• _Instruction_: Locate all lines with the word "this". Copy them.

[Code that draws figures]

▼▼▼

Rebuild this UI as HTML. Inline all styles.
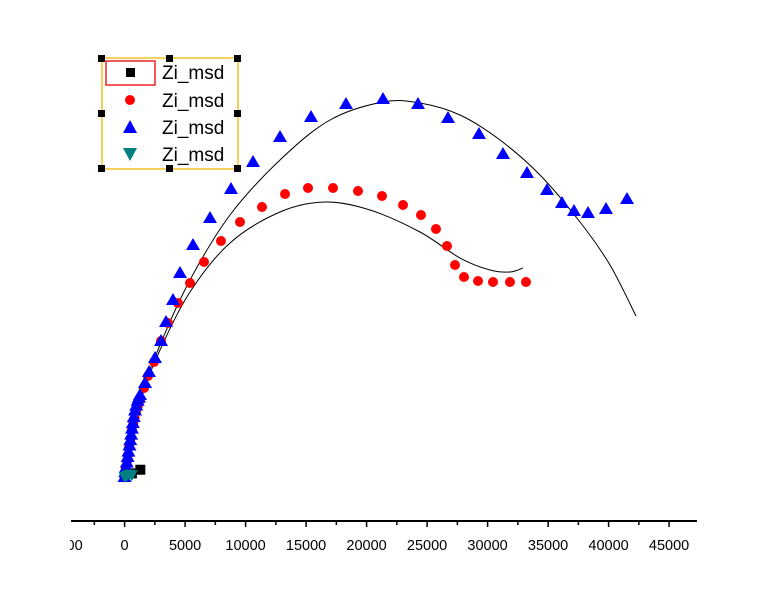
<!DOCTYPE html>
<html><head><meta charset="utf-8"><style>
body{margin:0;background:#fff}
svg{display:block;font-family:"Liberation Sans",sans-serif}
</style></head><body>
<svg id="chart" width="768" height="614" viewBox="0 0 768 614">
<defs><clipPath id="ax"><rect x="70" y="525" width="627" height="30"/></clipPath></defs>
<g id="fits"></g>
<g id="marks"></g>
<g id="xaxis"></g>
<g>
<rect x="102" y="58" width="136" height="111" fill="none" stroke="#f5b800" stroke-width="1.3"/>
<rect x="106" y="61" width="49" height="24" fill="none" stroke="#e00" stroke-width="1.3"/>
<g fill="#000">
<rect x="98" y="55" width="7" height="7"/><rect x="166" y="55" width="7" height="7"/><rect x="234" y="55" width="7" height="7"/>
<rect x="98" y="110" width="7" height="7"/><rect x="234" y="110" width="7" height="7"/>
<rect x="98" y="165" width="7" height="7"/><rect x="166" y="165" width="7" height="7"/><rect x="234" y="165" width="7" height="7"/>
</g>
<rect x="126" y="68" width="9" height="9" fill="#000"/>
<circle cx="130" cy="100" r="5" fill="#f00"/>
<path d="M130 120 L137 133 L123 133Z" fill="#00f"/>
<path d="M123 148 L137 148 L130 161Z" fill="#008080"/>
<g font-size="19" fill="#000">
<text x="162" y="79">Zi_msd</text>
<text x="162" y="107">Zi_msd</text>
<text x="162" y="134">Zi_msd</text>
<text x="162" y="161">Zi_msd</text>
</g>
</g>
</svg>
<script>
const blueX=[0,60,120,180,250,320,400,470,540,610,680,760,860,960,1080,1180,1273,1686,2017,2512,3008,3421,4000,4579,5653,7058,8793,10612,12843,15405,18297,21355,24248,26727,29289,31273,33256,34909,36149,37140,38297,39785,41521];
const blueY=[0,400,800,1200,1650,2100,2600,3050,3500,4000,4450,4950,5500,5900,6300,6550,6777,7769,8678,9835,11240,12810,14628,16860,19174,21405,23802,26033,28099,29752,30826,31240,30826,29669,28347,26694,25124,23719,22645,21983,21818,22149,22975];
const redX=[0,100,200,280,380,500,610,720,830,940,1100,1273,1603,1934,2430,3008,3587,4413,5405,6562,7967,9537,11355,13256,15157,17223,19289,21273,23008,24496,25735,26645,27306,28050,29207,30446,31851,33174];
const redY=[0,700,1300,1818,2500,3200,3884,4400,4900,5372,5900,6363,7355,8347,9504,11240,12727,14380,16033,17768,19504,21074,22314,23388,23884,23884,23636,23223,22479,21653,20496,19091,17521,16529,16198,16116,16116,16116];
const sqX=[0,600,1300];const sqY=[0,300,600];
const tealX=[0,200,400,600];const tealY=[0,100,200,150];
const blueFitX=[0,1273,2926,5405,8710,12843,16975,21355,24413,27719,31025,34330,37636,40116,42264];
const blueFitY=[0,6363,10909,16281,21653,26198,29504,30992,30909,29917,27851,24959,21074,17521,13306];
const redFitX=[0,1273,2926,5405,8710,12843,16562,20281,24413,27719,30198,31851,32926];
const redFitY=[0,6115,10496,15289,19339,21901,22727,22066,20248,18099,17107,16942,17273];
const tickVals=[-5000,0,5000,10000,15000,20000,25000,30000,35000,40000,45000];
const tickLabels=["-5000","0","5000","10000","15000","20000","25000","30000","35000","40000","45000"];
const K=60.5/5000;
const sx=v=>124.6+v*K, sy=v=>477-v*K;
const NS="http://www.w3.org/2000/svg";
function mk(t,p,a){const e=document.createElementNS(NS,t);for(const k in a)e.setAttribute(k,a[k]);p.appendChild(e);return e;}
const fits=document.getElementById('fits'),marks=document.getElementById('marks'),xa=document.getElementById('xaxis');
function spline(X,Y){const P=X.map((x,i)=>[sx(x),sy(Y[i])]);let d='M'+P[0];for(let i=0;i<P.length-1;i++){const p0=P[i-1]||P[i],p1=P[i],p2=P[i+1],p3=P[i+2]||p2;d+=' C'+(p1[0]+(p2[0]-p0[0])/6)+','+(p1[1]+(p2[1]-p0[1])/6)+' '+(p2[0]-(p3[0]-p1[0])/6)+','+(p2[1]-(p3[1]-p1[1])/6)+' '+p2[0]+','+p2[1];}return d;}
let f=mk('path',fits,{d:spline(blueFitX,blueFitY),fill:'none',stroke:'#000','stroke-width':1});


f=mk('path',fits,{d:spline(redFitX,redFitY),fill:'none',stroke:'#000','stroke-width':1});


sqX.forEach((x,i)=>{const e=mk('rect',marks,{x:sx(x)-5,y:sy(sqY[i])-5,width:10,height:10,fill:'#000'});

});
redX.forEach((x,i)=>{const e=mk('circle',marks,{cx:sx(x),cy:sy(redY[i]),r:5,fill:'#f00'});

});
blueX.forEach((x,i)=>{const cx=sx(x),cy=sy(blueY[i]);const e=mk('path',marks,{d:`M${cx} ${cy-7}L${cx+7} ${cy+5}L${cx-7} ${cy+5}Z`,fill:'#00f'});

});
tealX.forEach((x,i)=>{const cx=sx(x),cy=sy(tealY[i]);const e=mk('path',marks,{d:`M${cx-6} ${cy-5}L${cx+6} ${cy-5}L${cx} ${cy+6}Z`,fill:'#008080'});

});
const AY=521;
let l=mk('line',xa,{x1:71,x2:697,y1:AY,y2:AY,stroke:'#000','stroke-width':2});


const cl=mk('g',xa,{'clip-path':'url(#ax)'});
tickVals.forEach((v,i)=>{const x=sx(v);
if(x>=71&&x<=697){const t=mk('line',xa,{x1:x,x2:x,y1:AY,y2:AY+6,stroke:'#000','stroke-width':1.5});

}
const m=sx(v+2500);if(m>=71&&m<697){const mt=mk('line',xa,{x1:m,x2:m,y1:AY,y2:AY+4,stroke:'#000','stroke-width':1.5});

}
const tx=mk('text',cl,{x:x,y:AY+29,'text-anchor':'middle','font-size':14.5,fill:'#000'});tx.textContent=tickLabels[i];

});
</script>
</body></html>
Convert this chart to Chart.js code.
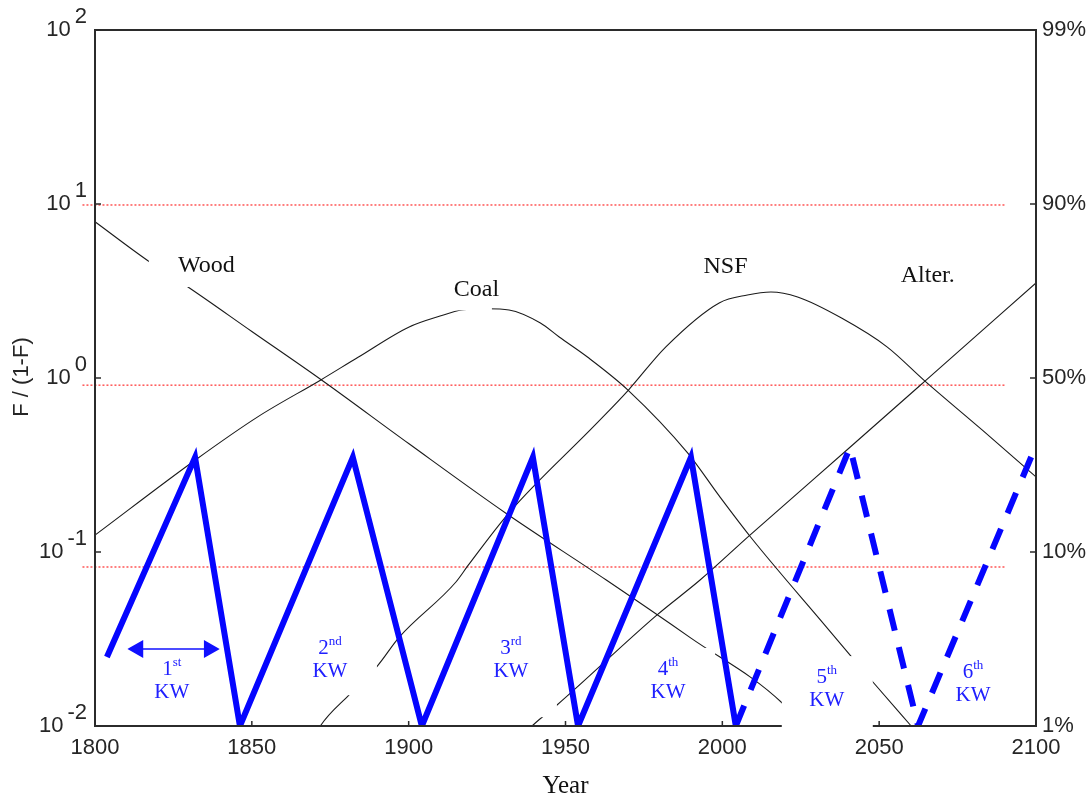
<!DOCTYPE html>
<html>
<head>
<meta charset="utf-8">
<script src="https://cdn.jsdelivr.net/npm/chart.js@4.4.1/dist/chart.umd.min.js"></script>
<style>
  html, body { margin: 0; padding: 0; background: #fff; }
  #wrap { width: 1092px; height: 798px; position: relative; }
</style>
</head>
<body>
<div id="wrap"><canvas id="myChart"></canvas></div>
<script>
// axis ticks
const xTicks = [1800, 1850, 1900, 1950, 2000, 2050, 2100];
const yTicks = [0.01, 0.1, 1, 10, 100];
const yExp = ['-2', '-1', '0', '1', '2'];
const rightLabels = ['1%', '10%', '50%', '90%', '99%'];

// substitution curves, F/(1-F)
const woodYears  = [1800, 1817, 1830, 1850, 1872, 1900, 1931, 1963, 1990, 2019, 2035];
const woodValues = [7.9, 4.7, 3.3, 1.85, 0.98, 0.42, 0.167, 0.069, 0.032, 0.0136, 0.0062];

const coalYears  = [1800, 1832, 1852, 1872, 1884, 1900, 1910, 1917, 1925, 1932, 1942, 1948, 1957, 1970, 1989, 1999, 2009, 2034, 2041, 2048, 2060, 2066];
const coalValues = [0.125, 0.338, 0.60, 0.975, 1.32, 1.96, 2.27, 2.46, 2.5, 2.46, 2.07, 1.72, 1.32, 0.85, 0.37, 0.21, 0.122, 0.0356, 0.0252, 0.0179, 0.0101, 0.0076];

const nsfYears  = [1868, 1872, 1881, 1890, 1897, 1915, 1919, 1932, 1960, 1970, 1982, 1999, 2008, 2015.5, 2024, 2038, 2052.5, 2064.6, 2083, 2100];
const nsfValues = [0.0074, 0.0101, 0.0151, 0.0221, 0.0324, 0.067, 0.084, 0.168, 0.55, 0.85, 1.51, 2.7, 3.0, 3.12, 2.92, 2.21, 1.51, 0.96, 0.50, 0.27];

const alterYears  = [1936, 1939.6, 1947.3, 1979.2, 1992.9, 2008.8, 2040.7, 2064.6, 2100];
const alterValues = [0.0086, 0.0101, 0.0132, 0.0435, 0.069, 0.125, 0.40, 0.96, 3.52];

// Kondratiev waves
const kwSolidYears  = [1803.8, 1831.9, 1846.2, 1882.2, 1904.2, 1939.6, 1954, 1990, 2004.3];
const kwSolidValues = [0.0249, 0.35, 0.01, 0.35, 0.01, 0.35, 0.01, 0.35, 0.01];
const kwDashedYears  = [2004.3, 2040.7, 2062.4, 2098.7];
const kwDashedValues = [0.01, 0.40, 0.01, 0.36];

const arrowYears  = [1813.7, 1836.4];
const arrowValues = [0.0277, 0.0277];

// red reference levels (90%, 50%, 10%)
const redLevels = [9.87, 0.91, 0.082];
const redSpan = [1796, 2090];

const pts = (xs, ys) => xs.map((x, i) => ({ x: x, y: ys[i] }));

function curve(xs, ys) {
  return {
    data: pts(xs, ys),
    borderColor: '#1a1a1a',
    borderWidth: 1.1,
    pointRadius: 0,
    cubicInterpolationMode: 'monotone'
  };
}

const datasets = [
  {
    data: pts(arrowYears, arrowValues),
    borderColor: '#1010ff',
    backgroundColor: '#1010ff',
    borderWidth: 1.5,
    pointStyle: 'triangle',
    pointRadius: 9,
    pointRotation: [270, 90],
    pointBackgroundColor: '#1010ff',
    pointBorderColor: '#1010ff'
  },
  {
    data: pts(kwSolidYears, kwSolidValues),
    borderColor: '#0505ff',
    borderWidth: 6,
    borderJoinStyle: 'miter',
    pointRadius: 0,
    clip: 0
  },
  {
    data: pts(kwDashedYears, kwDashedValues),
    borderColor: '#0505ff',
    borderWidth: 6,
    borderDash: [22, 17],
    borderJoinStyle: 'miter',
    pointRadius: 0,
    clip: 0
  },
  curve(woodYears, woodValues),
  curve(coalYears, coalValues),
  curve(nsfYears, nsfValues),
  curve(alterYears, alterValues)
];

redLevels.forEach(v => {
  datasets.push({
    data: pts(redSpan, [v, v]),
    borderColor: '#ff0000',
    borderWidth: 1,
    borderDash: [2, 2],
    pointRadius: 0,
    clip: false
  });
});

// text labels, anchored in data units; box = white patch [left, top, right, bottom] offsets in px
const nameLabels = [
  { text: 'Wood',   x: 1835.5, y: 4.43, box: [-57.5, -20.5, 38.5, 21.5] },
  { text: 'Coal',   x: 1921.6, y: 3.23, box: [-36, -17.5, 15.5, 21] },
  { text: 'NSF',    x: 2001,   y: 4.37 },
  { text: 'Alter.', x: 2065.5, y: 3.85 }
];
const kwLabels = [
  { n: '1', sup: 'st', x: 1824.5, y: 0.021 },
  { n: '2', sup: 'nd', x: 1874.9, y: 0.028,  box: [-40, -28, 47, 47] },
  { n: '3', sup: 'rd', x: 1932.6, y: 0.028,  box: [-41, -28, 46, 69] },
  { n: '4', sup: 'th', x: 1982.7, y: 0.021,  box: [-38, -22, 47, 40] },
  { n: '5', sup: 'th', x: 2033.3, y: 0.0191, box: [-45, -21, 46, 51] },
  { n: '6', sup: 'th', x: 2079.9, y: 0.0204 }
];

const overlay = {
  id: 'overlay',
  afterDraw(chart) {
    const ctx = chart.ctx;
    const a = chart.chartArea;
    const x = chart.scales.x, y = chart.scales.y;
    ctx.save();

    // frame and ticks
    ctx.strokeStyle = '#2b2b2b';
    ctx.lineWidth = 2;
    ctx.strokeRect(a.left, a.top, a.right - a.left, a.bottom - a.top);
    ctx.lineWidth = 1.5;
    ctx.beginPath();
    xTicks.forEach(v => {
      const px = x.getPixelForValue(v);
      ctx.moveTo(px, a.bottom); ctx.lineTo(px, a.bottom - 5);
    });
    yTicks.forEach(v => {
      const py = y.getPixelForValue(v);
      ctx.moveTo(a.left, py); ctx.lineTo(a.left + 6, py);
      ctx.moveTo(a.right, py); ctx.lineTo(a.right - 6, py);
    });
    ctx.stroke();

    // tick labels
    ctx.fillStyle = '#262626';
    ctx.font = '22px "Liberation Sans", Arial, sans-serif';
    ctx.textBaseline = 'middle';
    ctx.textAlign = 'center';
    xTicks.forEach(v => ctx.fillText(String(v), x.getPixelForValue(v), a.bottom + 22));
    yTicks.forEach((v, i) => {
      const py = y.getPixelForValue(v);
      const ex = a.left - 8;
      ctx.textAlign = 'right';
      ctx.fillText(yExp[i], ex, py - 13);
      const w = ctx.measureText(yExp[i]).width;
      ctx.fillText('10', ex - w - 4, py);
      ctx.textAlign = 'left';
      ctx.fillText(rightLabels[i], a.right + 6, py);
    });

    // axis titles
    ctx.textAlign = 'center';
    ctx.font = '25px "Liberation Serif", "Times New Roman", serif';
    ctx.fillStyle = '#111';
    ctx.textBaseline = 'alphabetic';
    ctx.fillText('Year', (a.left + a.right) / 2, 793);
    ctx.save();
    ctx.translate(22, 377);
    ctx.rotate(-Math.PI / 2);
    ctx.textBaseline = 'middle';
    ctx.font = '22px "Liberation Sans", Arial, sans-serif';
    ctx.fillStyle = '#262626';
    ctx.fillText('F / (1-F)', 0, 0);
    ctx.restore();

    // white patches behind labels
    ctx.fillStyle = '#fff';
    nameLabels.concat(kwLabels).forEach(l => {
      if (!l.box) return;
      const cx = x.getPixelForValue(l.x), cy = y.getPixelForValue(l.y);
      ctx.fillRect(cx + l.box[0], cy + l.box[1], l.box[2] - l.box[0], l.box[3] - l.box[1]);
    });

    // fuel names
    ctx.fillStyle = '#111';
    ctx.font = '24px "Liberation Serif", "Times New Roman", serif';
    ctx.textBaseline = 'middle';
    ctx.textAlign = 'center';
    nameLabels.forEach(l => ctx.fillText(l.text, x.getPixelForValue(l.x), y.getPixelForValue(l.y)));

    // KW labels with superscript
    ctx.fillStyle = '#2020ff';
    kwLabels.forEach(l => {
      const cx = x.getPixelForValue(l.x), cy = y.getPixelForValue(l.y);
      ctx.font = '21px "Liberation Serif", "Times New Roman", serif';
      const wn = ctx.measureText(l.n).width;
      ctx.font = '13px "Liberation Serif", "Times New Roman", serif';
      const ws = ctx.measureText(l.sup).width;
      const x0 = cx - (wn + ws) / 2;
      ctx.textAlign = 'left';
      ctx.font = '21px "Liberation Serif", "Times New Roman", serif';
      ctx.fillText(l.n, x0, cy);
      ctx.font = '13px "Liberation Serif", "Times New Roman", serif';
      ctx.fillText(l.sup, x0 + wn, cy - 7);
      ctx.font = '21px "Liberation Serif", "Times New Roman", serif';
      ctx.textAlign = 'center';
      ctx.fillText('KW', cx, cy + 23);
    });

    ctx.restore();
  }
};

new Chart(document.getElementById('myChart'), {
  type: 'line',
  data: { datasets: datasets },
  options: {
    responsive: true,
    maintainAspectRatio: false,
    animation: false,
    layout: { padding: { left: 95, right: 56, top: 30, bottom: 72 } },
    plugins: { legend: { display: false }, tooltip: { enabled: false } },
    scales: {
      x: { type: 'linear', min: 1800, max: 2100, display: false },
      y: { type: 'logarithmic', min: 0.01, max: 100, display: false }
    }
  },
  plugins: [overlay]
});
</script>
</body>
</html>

▲▲▲

• _Final answer_:
Rebuild this UI as HTML. Inline all styles.
Convert this chart to Chart.js code.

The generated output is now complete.